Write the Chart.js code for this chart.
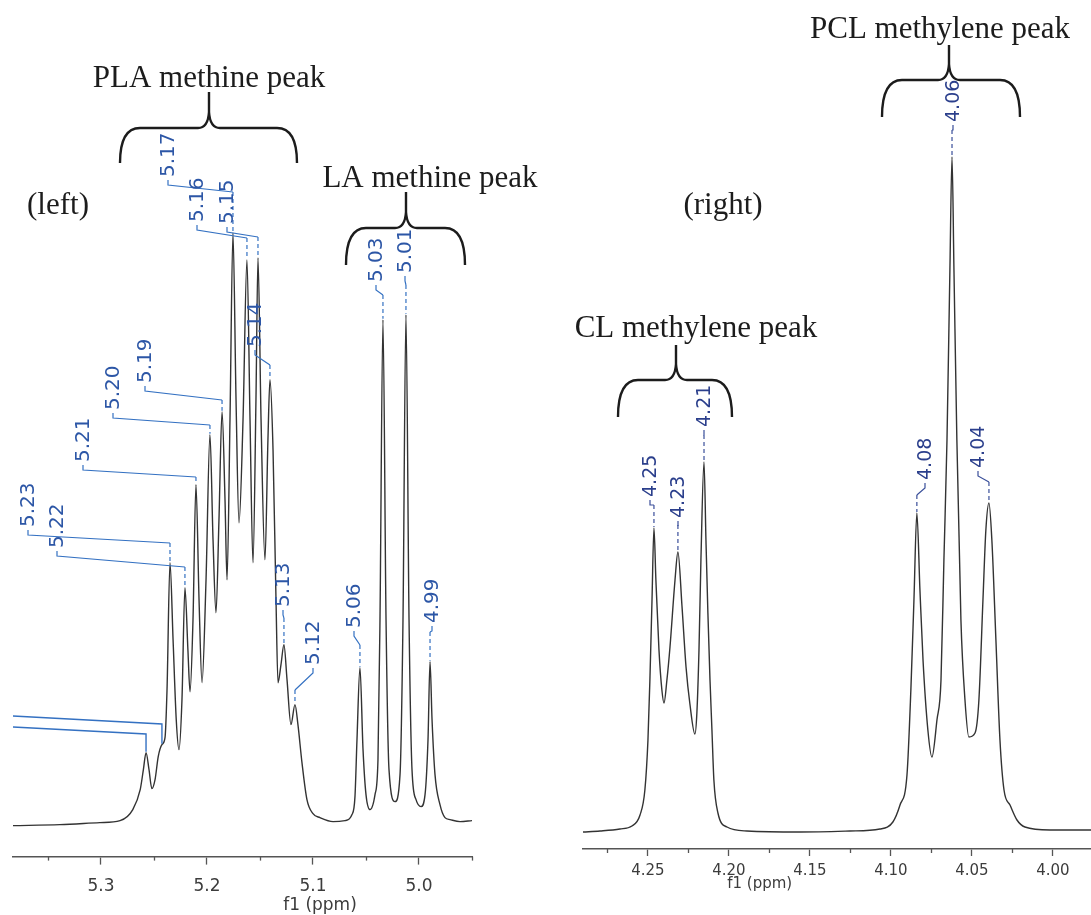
<!DOCTYPE html>
<html>
<head>
<meta charset="utf-8">
<script src="https://cdn.jsdelivr.net/npm/chart.js@4/dist/chart.umd.min.js"></script>
<style>
  html, body { margin: 0; padding: 0; background: #fff; }
  #wrap { position: relative; width: 1091px; height: 915px; overflow: hidden; }
  #left-box { position: absolute; left: 0; top: 0; width: 560px; height: 915px; }
  #right-box { position: absolute; left: 560px; top: 0; width: 531px; height: 915px; }
</style>
</head>
<body>
<div id="wrap">
  <div id="left-box"><canvas id="left-chart"></canvas></div>
  <div id="right-box"><canvas id="right-chart"></canvas></div>
</div>
<script>
// left spectrum (ppm / intensity)
var leftShift = [5.383, 5.3387, 5.301, 5.282, 5.270, 5.263, 5.260, 5.2575, 5.2547, 5.252, 5.249, 5.246, 5.2425, 5.2396, 5.2377,
  5.2349, 5.232, 5.229, 5.2264, 5.2236, 5.2208, 5.218, 5.216, 5.2132, 5.2104, 5.2075, 5.2047, 5.2009, 5.1972, 5.1943,
  5.1915, 5.1887, 5.1858, 5.183, 5.1811, 5.1783, 5.1755, 5.1726, 5.1698, 5.166, 5.1623, 5.1594, 5.1566, 5.1538, 5.1519,
  5.149, 5.1453, 5.1425, 5.1406, 5.1377, 5.1349, 5.133, 5.1302, 5.1274, 5.1245, 5.1208, 5.117, 5.1142, 5.1104, 5.1057,
  5.1, 5.0934, 5.0811, 5.0698, 5.0632, 5.0604, 5.0585, 5.0557, 5.0528, 5.05, 5.0462, 5.0415, 5.0387, 5.0368, 5.034,
  5.0311, 5.0283, 5.0226, 5.0179, 5.0151, 5.0123, 5.0094, 5.0066, 5.0028, 4.9981, 4.9943, 4.9915, 4.9896, 4.9877, 4.9849,
  4.9802, 4.9755, 4.9708, 4.9613, 4.95];
var leftIntensity = [0, 1, 3, 5, 16, 36, 56, 73, 56, 37, 46, 69, 81, 88, 136,
  263, 186, 106, 76, 126, 238, 176, 134, 206, 341, 226, 143, 246, 391, 286,
  213, 306, 414, 326, 246, 406, 593, 426, 303, 406, 566, 406, 263, 426, 568,
  406, 266, 386, 446, 376, 226, 143, 161, 181, 146, 101, 121, 101, 63, 26,
  12, 8, 4, 5, 11, 29, 86, 158, 76, 31, 16, 31, 66, 206, 506,
  206, 56, 24, 51, 206, 511, 206, 56, 26, 19, 31, 86, 164, 106, 51,
  21, 8, 6, 4, 5];

// right spectrum
var rightShift = [4.2901, 4.2796, 4.2673, 4.2599, 4.2549, 4.2519, 4.25, 4.2488, 4.2475, 4.2463, 4.2451, 4.2432, 4.2414, 4.2401,
  4.2383, 4.2364, 4.2333, 4.2315, 4.229, 4.2265, 4.2241, 4.221, 4.2198, 4.2185, 4.2173, 4.2154, 4.2142, 4.213, 4.2117,
  4.2105, 4.2093, 4.2068, 4.2012, 4.1889, 4.1562, 4.1253, 4.1068, 4.0988, 4.0944, 4.0901, 4.0877, 4.0858, 4.084, 4.0821,
  4.0802, 4.0772, 4.0747, 4.0716, 4.0691, 4.0673, 4.0654, 4.0636, 4.0623, 4.0611, 4.0593, 4.0568, 4.0543, 4.0519, 4.0481,
  4.0457, 4.0432, 4.0414, 4.0395, 4.0377, 4.0352, 4.0327, 4.0302, 4.0265, 4.0222, 4.0173, 4.0019, 3.9765];
var rightIntensity = [0, 1, 3, 6, 17, 42, 92, 152, 232, 304, 252, 182, 142, 129,
  152, 185, 252, 280, 226, 165, 128, 98, 119, 182, 272, 370, 292, 219, 152,
  102, 52, 19, 5, 1, 0, 1, 3, 10, 27, 57, 142, 232, 319, 242,
  172, 102, 75, 112, 152, 272, 392, 562, 675, 562, 392, 212, 132, 95, 99,
  132, 232, 302, 329, 292, 192, 92, 42, 27, 12, 5, 2, 2];

// peak labels
var leftPeakText = ['5.23', '5.22', '5.21', '5.20', '5.19', '5.17', '5.16', '5.15', '5.14', '5.13', '5.12', '5.06', '5.03', '5.01', '4.99'];
var leftPeakShift = [5.2349, 5.2208, 5.2104, 5.1972, 5.1858, 5.1755, 5.1623, 5.1519, 5.1406, 5.1274, 5.117, 5.0557, 5.034, 5.0123, 4.9896];
var leftEdgePeakShift = [5.2425, 5.2575];
var rightPeakText = ['4.25', '4.23', '4.21', '4.08', '4.06', '4.04'];
var rightPeakShift = [4.2463, 4.2315, 4.2154, 4.084, 4.0623, 4.0395];

var leftGroups = ['PLA methine peak', 'LA methine peak'];
var rightGroups = ['CL methylene peak', 'PCL methylene peak'];

function closestIntensity(shifts, values, ppm) {
  var best = 0;
  for (var i = 1; i < shifts.length; i++) {
    if (Math.abs(shifts[i] - ppm) < Math.abs(shifts[best] - ppm)) best = i;
  }
  return values[best];
}

function isMajor(v, step) {
  var n = Math.round(v * 1000);
  return n % Math.round(step * 1000) === 0;
}

function drawBrace(ctx, b) {
  ctx.beginPath();
  ctx.moveTo(b.x1, b.yEnd);
  ctx.quadraticCurveTo(b.x1, b.yTop, b.x1 + 20, b.yTop);
  ctx.lineTo(b.xMid - 11, b.yTop);
  ctx.quadraticCurveTo(b.xMid - 1, b.yTop, b.xMid, b.yTop - 16);
  ctx.lineTo(b.xMid, b.yMid);
  ctx.moveTo(b.xMid, b.yTop - 16);
  ctx.quadraticCurveTo(b.xMid + 1, b.yTop, b.xMid + 11, b.yTop);
  ctx.lineTo(b.x2 - 20, b.yTop);
  ctx.quadraticCurveTo(b.x2, b.yTop, b.x2, b.yEnd);
  ctx.stroke();
}

var notesPlugin = {
  id: 'notes',
  afterDraw: function(chart, args, opts) {
    var ctx = chart.ctx;
    var xs = chart.scales.x;
    var ys = chart.scales.y;
    var ox = opts.originX;
    ctx.save();

    // minor ticks
    ctx.strokeStyle = '#555';
    ctx.lineWidth = 1.3;
    xs.ticks.forEach(function(t) {
      if (isMajor(t.value, opts.majorStep)) return;
      var px = Math.round(xs.getPixelForValue(t.value)) + 0.5;
      ctx.beginPath();
      ctx.moveTo(px, xs.top);
      ctx.lineTo(px, xs.top + opts.minorLen);
      ctx.stroke();
    });

    // axis title
    ctx.fillStyle = '#3c3c3c';
    ctx.font = opts.titleFont + ' "DejaVu Sans", sans-serif';
    ctx.textAlign = 'center';
    ctx.textBaseline = 'middle';
    ctx.fillText('f1 (ppm)', xs.getPixelForValue(opts.titleAt), opts.titleY);

    // peak labels with leader lines
    ctx.font = opts.labelFont + ' "DejaVu Sans", sans-serif';
    opts.text.forEach(function(txt, i) {
      var spot = opts.spots[i];
      var tx = spot[0] - ox, tyb = spot[1], bend = spot[2];
      var px = xs.getPixelForValue(opts.shift[i]);
      var top = ys.getPixelForValue(closestIntensity(opts.series[0], opts.series[1], opts.shift[i]));
      ctx.save();
      ctx.translate(tx, tyb);
      ctx.rotate(-Math.PI / 2);
      ctx.fillStyle = opts.labelColor;
      ctx.textAlign = 'left';
      ctx.textBaseline = 'middle';
      ctx.fillText(txt, 0, 1);
      ctx.restore();
      ctx.strokeStyle = opts.leaderColor;
      ctx.lineWidth = 1.2;
      ctx.setLineDash([]);
      ctx.beginPath();
      ctx.moveTo(tx, tyb + 3);
      ctx.lineTo(tx, tyb + 8);
      ctx.lineTo(px, bend);
      ctx.stroke();
      ctx.setLineDash([4, 3]);
      ctx.beginPath();
      ctx.moveTo(px, bend);
      ctx.lineTo(px, top - 1);
      ctx.stroke();
      ctx.setLineDash([]);
    });
    (opts.edgeShift || []).forEach(function(ppm, i) {
      var spot = opts.edgeSpots[i];
      var px = xs.getPixelForValue(ppm);
      var top = ys.getPixelForValue(closestIntensity(opts.series[0], opts.series[1], ppm));
      ctx.strokeStyle = opts.leaderColor;
      ctx.lineWidth = 1.4;
      ctx.beginPath();
      ctx.moveTo(chart.chartArea.left, spot[0]);
      ctx.lineTo(px, spot[1]);
      ctx.lineTo(px, top - 1);
      ctx.stroke();
    });

    // group names and braces
    ctx.fillStyle = '#1c1c1c';
    ctx.strokeStyle = '#1c1c1c';
    ctx.lineWidth = 2.4;
    ctx.font = '31px "Liberation Serif", "Times New Roman", serif';
    ctx.textAlign = 'center';
    ctx.textBaseline = 'alphabetic';
    opts.captions.forEach(function(c) {
      ctx.fillText(c.text, c.x - ox, c.y);
    });
    opts.braces.forEach(function(b) {
      drawBrace(ctx, {x1: b.x1 - ox, x2: b.x2 - ox, xMid: b.xMid - ox, yTop: b.yTop, yEnd: b.yEnd, yMid: b.yMid});
    });
    ctx.restore();
  }
};

function makeSpectrum(canvasId, shifts, values, xr, yr, axis, notes) {
  var points = shifts.map(function(s, i) { return {x: s, y: values[i]}; });
  return new Chart(document.getElementById(canvasId), {
    type: 'line',
    data: {
      datasets: [{
        data: points,
        borderColor: '#333',
        borderWidth: 1.4,
        pointRadius: 0,
        fill: false,
        cubicInterpolationMode: 'monotone'
      }]
    },
    options: {
      responsive: true,
      maintainAspectRatio: false,
      animation: false,
      devicePixelRatio: 1,
      layout: { padding: axis.padding },
      plugins: {
        legend: { display: false },
        tooltip: { enabled: false },
        notes: notes
      },
      scales: {
        x: {
          type: 'linear',
          reverse: true,
          min: xr[0],
          max: xr[1],
          border: { display: true, color: '#555', width: 1.6 },
          grid: {
            drawOnChartArea: false,
            drawTicks: true,
            tickLength: axis.tickLength,
            tickWidth: 1.3,
            tickColor: function(c) {
              return c.tick && isMajor(c.tick.value, axis.majorStep) ? '#555' : 'rgba(0,0,0,0)';
            }
          },
          ticks: {
            stepSize: axis.minorStep,
            includeBounds: false,
            autoSkip: false,
            maxRotation: 0,
            padding: axis.tickPadding,
            color: '#3c3c3c',
            font: { family: '"DejaVu Sans", sans-serif', size: axis.fontSize, lineHeight: 1.2 },
            callback: function(v) {
              return isMajor(v, axis.majorStep) ? v.toFixed(axis.decimals) : '';
            }
          }
        },
        y: { display: false, min: yr[0], max: yr[1] }
      }
    },
    plugins: [notesPlugin]
  });
}

makeSpectrum('left-chart', leftShift, leftIntensity, [4.95, 5.383], [-31, 826],
  { padding: {left: 13, right: 88, top: 0, bottom: 6}, tickLength: 8, tickPadding: 12, fontSize: 17,
    minorStep: 0.05, majorStep: 0.1, decimals: 1 },
  {
    originX: 0, majorStep: 0.1, minorLen: 4, titleAt: 5.0934, titleY: 906, titleFont: '17px',
    labelFont: '20px', labelColor: '#2c56a6', leaderColor: '#3471c2',
    series: [leftShift, leftIntensity],
    text: leftPeakText, shift: leftPeakShift,
    spots: [[28, 527, 543], [57, 548, 567], [83, 462, 477], [113, 410, 425], [145, 383, 400], [168, 177, 192],
      [197, 222, 238], [227, 224, 237], [255, 347, 365], [283, 607, 618], [313, 665, 690], [354, 628, 645],
      [376, 282, 295], [405, 273, 285], [432, 623, 632]],
    edgeShift: leftEdgePeakShift, edgeSpots: [[716, 724], [727, 734]],
    captions: [{text: leftGroups[0], x: 209, y: 87}, {text: leftGroups[1], x: 430, y: 187}, {text: '(left)', x: 58, y: 214}],
    braces: [{x1: 120, x2: 297, xMid: 209, yTop: 128, yEnd: 163, yMid: 92},
      {x1: 346, x2: 465, xMid: 406, yTop: 228, yEnd: 265, yMid: 192}]
  });

makeSpectrum('right-chart', rightShift, rightIntensity, [3.9765, 4.2901], [-17, 832],
  { padding: {left: 23, right: 0, top: 0, bottom: 29}, tickLength: 7, tickPadding: 6, fontSize: 15,
    minorStep: 0.025, majorStep: 0.05, decimals: 2 },
  {
    originX: 560, majorStep: 0.05, minorLen: 4, titleAt: 4.181, titleY: 884, titleFont: '15px',
    labelFont: '19px', labelColor: '#2b3f8c', leaderColor: '#3a4f9a',
    series: [rightShift, rightIntensity],
    text: rightPeakText, shift: rightPeakShift,
    spots: [[650, 497, 505], [678, 518, 525], [704, 427, 435], [925, 480, 495], [953, 122, 130], [978, 468, 482]],
    captions: [{text: rightGroups[0], x: 696, y: 337}, {text: rightGroups[1], x: 940, y: 38}, {text: '(right)', x: 723, y: 214}],
    braces: [{x1: 618, x2: 732, xMid: 676, yTop: 380, yEnd: 417, yMid: 345},
      {x1: 882, x2: 1020, xMid: 949, yTop: 80, yEnd: 117, yMid: 45}]
  });
</script>
</body>
</html>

REQUIRED WORK: Copy nothing but the lines from the first one in the listing through the line with "21, 8, 6, 4, 5];", and omit the pictures.

TASK RESULT:
Write the Chart.js code for this chart.
<!DOCTYPE html>
<html>
<head>
<meta charset="utf-8">
<script src="https://cdn.jsdelivr.net/npm/chart.js@4/dist/chart.umd.min.js"></script>
<style>
  html, body { margin: 0; padding: 0; background: #fff; }
  #wrap { position: relative; width: 1091px; height: 915px; overflow: hidden; }
  #left-box { position: absolute; left: 0; top: 0; width: 560px; height: 915px; }
  #right-box { position: absolute; left: 560px; top: 0; width: 531px; height: 915px; }
</style>
</head>
<body>
<div id="wrap">
  <div id="left-box"><canvas id="left-chart"></canvas></div>
  <div id="right-box"><canvas id="right-chart"></canvas></div>
</div>
<script>
// left spectrum (ppm / intensity)
var leftShift = [5.383, 5.3387, 5.301, 5.282, 5.270, 5.263, 5.260, 5.2575, 5.2547, 5.252, 5.249, 5.246, 5.2425, 5.2396, 5.2377,
  5.2349, 5.232, 5.229, 5.2264, 5.2236, 5.2208, 5.218, 5.216, 5.2132, 5.2104, 5.2075, 5.2047, 5.2009, 5.1972, 5.1943,
  5.1915, 5.1887, 5.1858, 5.183, 5.1811, 5.1783, 5.1755, 5.1726, 5.1698, 5.166, 5.1623, 5.1594, 5.1566, 5.1538, 5.1519,
  5.149, 5.1453, 5.1425, 5.1406, 5.1377, 5.1349, 5.133, 5.1302, 5.1274, 5.1245, 5.1208, 5.117, 5.1142, 5.1104, 5.1057,
  5.1, 5.0934, 5.0811, 5.0698, 5.0632, 5.0604, 5.0585, 5.0557, 5.0528, 5.05, 5.0462, 5.0415, 5.0387, 5.0368, 5.034,
  5.0311, 5.0283, 5.0226, 5.0179, 5.0151, 5.0123, 5.0094, 5.0066, 5.0028, 4.9981, 4.9943, 4.9915, 4.9896, 4.9877, 4.9849,
  4.9802, 4.9755, 4.9708, 4.9613, 4.95];
var leftIntensity = [0, 1, 3, 5, 16, 36, 56, 73, 56, 37, 46, 69, 81, 88, 136,
  263, 186, 106, 76, 126, 238, 176, 134, 206, 341, 226, 143, 246, 391, 286,
  213, 306, 414, 326, 246, 406, 593, 426, 303, 406, 566, 406, 263, 426, 568,
  406, 266, 386, 446, 376, 226, 143, 161, 181, 146, 101, 121, 101, 63, 26,
  12, 8, 4, 5, 11, 29, 86, 158, 76, 31, 16, 31, 66, 206, 506,
  206, 56, 24, 51, 206, 511, 206, 56, 26, 19, 31, 86, 164, 106, 51,
  21, 8, 6, 4, 5];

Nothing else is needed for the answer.